One of Canada's two major railways has again exceeded Ottawa's grain revenue cap, reigniting a decades-old dispute that is becoming harder to dismiss as routine regulatory friction. The Canadian Transportation Agency ruled that Canadian Pacific Kansas City (CPKC) surpassed its maximum revenue entitlement (MRE) for the most recent crop year, resulting in a $2.8 million penalty. This mechanism, introduced in 2000, limits how much CPKC and Canadian National Railway (CN) can earn from shipping grain, with excesses triggering financial penalties. In 2008, CN received the largest penalty at over $47 million.
The Purpose and Evolution of the MRE
Designed to constrain railway market power and provide predictable freight costs for Prairie producers in a system with limited competition, the MRE has remained structurally intact for 25 years. However, the surrounding environment has changed dramatically. Farm groups argue that the MRE is one of the few meaningful constraints on two dominant railways controlling access to export corridors. They cite findings from Canada's Grain Monitor, which show that rail freight from Saskatoon to Vancouver can cost more than twice the cost of moving grain across the Pacific to Yokohama, including port fees. Such differentials would raise serious questions about pricing power in any other sector.
Efficiency Gains Not Passed Through
Growers also contend that efficiency gains have not been passed through to lower freight costs. The number of grain elevator sites has fallen by roughly 60% since the MRE was introduced, while unit trains and loop-track loading systems have made rail operations faster and more efficient than originally anticipated. Yet these improvements have not translated into reduced costs for shippers.
The Railways' Perspective
The railways have pushed back, arguing they should be allowed to price grain movement like any other commodity. They warn that revenue caps distort investment in a capital-intensive industry where locomotives, hopper cars, and terminals are long-term assets. A tight cap changes how capital gets allocated. They also point to geography: moving grain 1,200 kilometres from Saskatoon to Vancouver through sleet, snow, and the Rockies is not comparable to shorter export routes in countries like Brazil or Australia. Canadian grain rates, they add, already come in below U.S. benchmarks.

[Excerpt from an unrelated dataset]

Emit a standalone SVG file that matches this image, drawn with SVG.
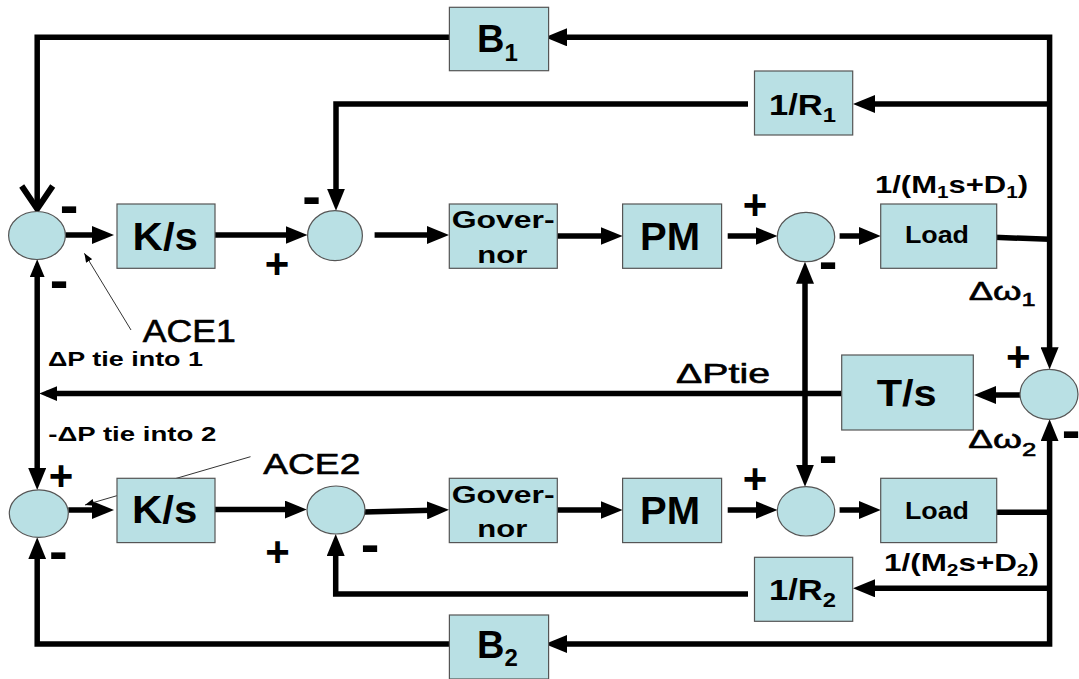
<svg xmlns="http://www.w3.org/2000/svg" width="1079" height="679" viewBox="0 0 1079 679">
<style>
.bx{fill:#b9e0e4;stroke:#555;stroke-width:1.2}
.sm{fill:#b9e0e4;stroke:#555;stroke-width:1.2}
.ln{fill:none;stroke:#000;stroke-width:5.5;stroke-linejoin:miter}
.thin{fill:none;stroke:#333;stroke-width:1}
text{font-family:"Liberation Sans",Arial,Helvetica,sans-serif;fill:#000}
.b{font-weight:bold}
.r{font-weight:normal;stroke:#000;stroke-width:0.6}
.sg{font-weight:bold;text-anchor:middle}
</style>
<defs>
<marker id="a" markerUnits="userSpaceOnUse" markerWidth="22" markerHeight="18" viewBox="0 0 22 18" refX="14" refY="9" orient="auto-start-reverse"><path d="M0,0 L22,9 L0,18 z" fill="#000"/></marker>
<marker id="as" markerUnits="userSpaceOnUse" markerWidth="18" markerHeight="15" viewBox="0 0 18 15" refX="11" refY="7.5" orient="auto-start-reverse"><path d="M0,0 L18,7.5 L0,15 z" fill="#000"/></marker>
<marker id="v" markerUnits="userSpaceOnUse" markerWidth="34" markerHeight="40" viewBox="-4 -4 34 40" refX="21" refY="15.5" orient="auto" overflow="visible"><polyline points="0,0 23,15.5 0,31" fill="none" stroke="#000" stroke-width="6"/></marker>
<marker id="t" markerUnits="userSpaceOnUse" markerWidth="9" markerHeight="7" viewBox="0 0 9 7" refX="9" refY="3.5" orient="auto"><path d="M0,0 L9,3.5 L0,7 z" fill="#000"/></marker>
</defs>
<rect width="1079" height="679" fill="#fff"/>

<g id="connectors">
<path class="ln" d="M553,37.3 H1049.6 V361.3" marker-start="url(#a)" marker-end="url(#a)"/>
<path class="ln" d="M1049.6,104 H861" marker-end="url(#a)"/>
<path class="ln" d="M748,104 H336 V202.7" marker-end="url(#a)"/>
<path class="ln" d="M449.4,37.3 H37.2 V207" marker-end="url(#v)"/>
<path class="ln" d="M65.4,235 H106" marker-end="url(#a)"/>
<path class="ln" d="M215,235 H299.5" marker-end="url(#a)"/>
<path class="ln" d="M374.6,235 H441" marker-end="url(#a)"/>
<path class="ln" d="M557,236 H614.6" marker-end="url(#a)"/>
<path class="ln" d="M727.7,236 H769.5" marker-end="url(#a)"/>
<path class="ln" d="M839.6,236 H872.7" marker-end="url(#a)"/>
<path class="ln" d="M994,237.3 L1049.6,239.3"/>
<path class="ln" d="M1020,395 H982" marker-end="url(#a)"/>
<path class="ln" d="M841.7,393.5 H46.3" marker-end="url(#as)"/>
<path class="ln" d="M37.2,266.3 V482" marker-start="url(#as)" marker-end="url(#a)"/>
<path class="ln" d="M805,269.7 V478.7" marker-start="url(#a)" marker-end="url(#a)"/>
<path class="ln" d="M553,644 H1049.6 V427.3" marker-start="url(#a)" marker-end="url(#a)"/>
<path class="ln" d="M68.3,510 H106" marker-end="url(#a)"/>
<path class="ln" d="M215,509.5 H298.7" marker-end="url(#a)"/>
<path class="ln" d="M364,512 L441,510" marker-end="url(#a)"/>
<path class="ln" d="M557,510 H614.6" marker-end="url(#a)"/>
<path class="ln" d="M727.7,510 H769.5" marker-end="url(#a)"/>
<path class="ln" d="M839.6,510 H872.7" marker-end="url(#a)"/>
<path class="ln" d="M994,512.3 H1049.6"/>
<path class="ln" d="M1049.6,588.3 H861" marker-end="url(#a)"/>
<path class="ln" d="M748,594 H335.7 V542" marker-end="url(#a)"/>
<path class="ln" d="M449.4,644 H37.2 V545.3" marker-end="url(#a)"/>
<path class="thin" d="M131,330 L84.4,253.3" marker-end="url(#t)"/>
<path class="thin" d="M250.5,456.7 L85,505" marker-end="url(#t)"/>
</g>

<g id="B1"><rect class="bx" x="449.4" y="7.3" width="99.2" height="63.4"/><text class="b" x="477" y="52.3" font-size="38">B<tspan font-size="24" dy="8.4">1</tspan></text></g>
<g id="R1"><rect class="bx" x="754.5" y="71" width="98.2" height="64"/><text class="b" x="769" y="115" font-size="29" textLength="67" lengthAdjust="spacingAndGlyphs">1/R<tspan font-size="20" dy="6.7">1</tspan></text></g>
<g id="sum1"><ellipse class="sm" cx="37" cy="235.5" rx="28.4" ry="24"/></g>
<g id="Ks1"><rect class="bx" x="117" y="204" width="98" height="64.3"/><text class="b" x="132.6" y="250" font-size="38" textLength="65.4" lengthAdjust="spacingAndGlyphs">K/s</text></g>
<g id="sum2"><ellipse class="sm" cx="335" cy="235.7" rx="27.4" ry="25"/></g>
<g id="Gov1"><rect class="bx" x="449.3" y="204" width="108" height="64.3"/><text class="b" x="451.7" y="228.3" font-size="24" textLength="103" lengthAdjust="spacingAndGlyphs">Gover-</text><text class="b" x="477.3" y="262.7" font-size="24" textLength="50" lengthAdjust="spacingAndGlyphs">nor</text></g>
<g id="PM1"><rect class="bx" x="622.6" y="204" width="99" height="64.3"/><text class="b" x="640" y="250" font-size="38" textLength="60" lengthAdjust="spacingAndGlyphs">PM</text></g>
<g id="sum3"><ellipse class="sm" cx="806" cy="237" rx="28.7" ry="24.7"/></g>
<g id="Load1"><rect class="bx" x="880.7" y="204" width="116" height="64.3"/><text class="b" x="905" y="243" font-size="23" textLength="64" lengthAdjust="spacingAndGlyphs">Load</text></g>
<g id="Ts"><rect class="bx" x="841.7" y="355" width="131.6" height="75"/><text class="b" x="876.7" y="406" font-size="37" textLength="60" lengthAdjust="spacingAndGlyphs">T/s</text></g>
<g id="sum4"><ellipse class="sm" cx="1049" cy="394.3" rx="29" ry="25"/></g>
<g id="sum6"><ellipse class="sm" cx="38.8" cy="513.6" rx="29.5" ry="23.7"/></g>
<g id="Ks2"><rect class="bx" x="117" y="478.3" width="98" height="64.3"/><text class="b" x="132" y="523" font-size="38" textLength="65.4" lengthAdjust="spacingAndGlyphs">K/s</text></g>
<g id="sum7"><ellipse class="sm" cx="336" cy="510" rx="29" ry="24"/></g>
<g id="Gov2"><rect class="bx" x="449.3" y="478.3" width="108" height="64.3"/><text class="b" x="451.7" y="502.6" font-size="24" textLength="103" lengthAdjust="spacingAndGlyphs">Gover-</text><text class="b" x="477.3" y="537" font-size="24" textLength="50" lengthAdjust="spacingAndGlyphs">nor</text></g>
<g id="PM2"><rect class="bx" x="622.6" y="478.3" width="99" height="64.3"/><text class="b" x="640" y="524.3" font-size="38" textLength="60" lengthAdjust="spacingAndGlyphs">PM</text></g>
<g id="sum5"><ellipse class="sm" cx="806" cy="511.3" rx="28.7" ry="24.7"/></g>
<g id="Load2"><rect class="bx" x="880.7" y="478.3" width="116" height="64.3"/><text class="b" x="905" y="518.5" font-size="23" textLength="64" lengthAdjust="spacingAndGlyphs">Load</text></g>
<g id="R2"><rect class="bx" x="754.5" y="557.3" width="98.2" height="64"/><text class="b" x="769" y="600" font-size="29" textLength="67" lengthAdjust="spacingAndGlyphs">1/R<tspan font-size="20" dy="6.7">2</tspan></text></g>
<g id="B2"><rect class="bx" x="449.4" y="615" width="99.2" height="64"/><text class="b" x="477" y="658" font-size="38">B<tspan font-size="24" dy="8.4">2</tspan></text></g>

<g id="labels">
<text class="b" x="875" y="193.3" font-size="24" textLength="153" lengthAdjust="spacingAndGlyphs">1/(M<tspan font-size="16" dy="5">1</tspan><tspan dy="-5">s+D</tspan><tspan font-size="16" dy="5">1</tspan><tspan dy="-5">)</tspan></text>
<text class="b" x="884" y="570.5" font-size="24" textLength="155" lengthAdjust="spacingAndGlyphs">1/(M<tspan font-size="16" dy="5">2</tspan><tspan dy="-5">s+D</tspan><tspan font-size="16" dy="5">2</tspan><tspan dy="-5">)</tspan></text>
<text class="r" x="968.7" y="300" font-size="26" textLength="67" lengthAdjust="spacingAndGlyphs">Δω<tspan font-size="18" dy="6">1</tspan></text>
<text class="r" x="968.3" y="448.3" font-size="26" textLength="68" lengthAdjust="spacingAndGlyphs">Δω<tspan font-size="18" dy="8">2</tspan></text>
<text class="r" x="676" y="383.3" font-size="28" textLength="94" lengthAdjust="spacingAndGlyphs">ΔPtie</text>
<text class="r" x="142.7" y="342.3" font-size="32" textLength="93" lengthAdjust="spacingAndGlyphs">ACE1</text>
<text class="r" x="263.3" y="474.3" font-size="30" textLength="97" lengthAdjust="spacingAndGlyphs">ACE2</text>
<text class="b" x="48" y="366" font-size="20" textLength="155" lengthAdjust="spacingAndGlyphs">ΔP tie into 1</text>
<text class="b" x="48.3" y="440.7" font-size="20" textLength="168" lengthAdjust="spacingAndGlyphs">-ΔP tie into 2</text>
<text class="sg" x="69.2" y="224" font-size="56">-</text>
<text class="sg" x="59.2" y="299.2" font-size="56">-</text>
<text class="sg" x="277" y="277.5" font-size="42">+</text>
<text class="sg" x="311.6" y="215" font-size="56">-</text>
<text class="sg" x="755" y="218.5" font-size="42">+</text>
<text class="sg" x="828" y="279.7" font-size="56">-</text>
<text class="sg" x="1018.3" y="370.5" font-size="42">+</text>
<text class="sg" x="1071" y="448.7" font-size="56">-</text>
<text class="sg" x="828" y="473.7" font-size="56">-</text>
<text class="sg" x="755" y="492.5" font-size="42">+</text>
<text class="sg" x="61" y="489.5" font-size="42">+</text>
<text class="sg" x="58.3" y="569.7" font-size="56">-</text>
<text class="sg" x="277.5" y="566.2" font-size="42">+</text>
<text class="sg" x="370" y="563" font-size="56">-</text>
</g>
</svg>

System Strain and Capacity Issues
But the issue is not price alone; it is whether the system is straining under pressure. The Grain Monitor shows freight rates rise during harvest when demand peaks, then fall later in the year. Railways describe this as normal seasonality, but that logic sits uncomfortably with the reality that Canada's grain system constantly runs near its limits. At Vancouver's port, grain ships can sit at anchor in English Bay for weeks waiting to load, sometimes months. RBC estimates Canada's share of global agricultural markets has slipped from fifth to seventh since 2000, with further declines possible if structural constraints persist. These are signs of a system absorbing more pressure than it was designed to handle.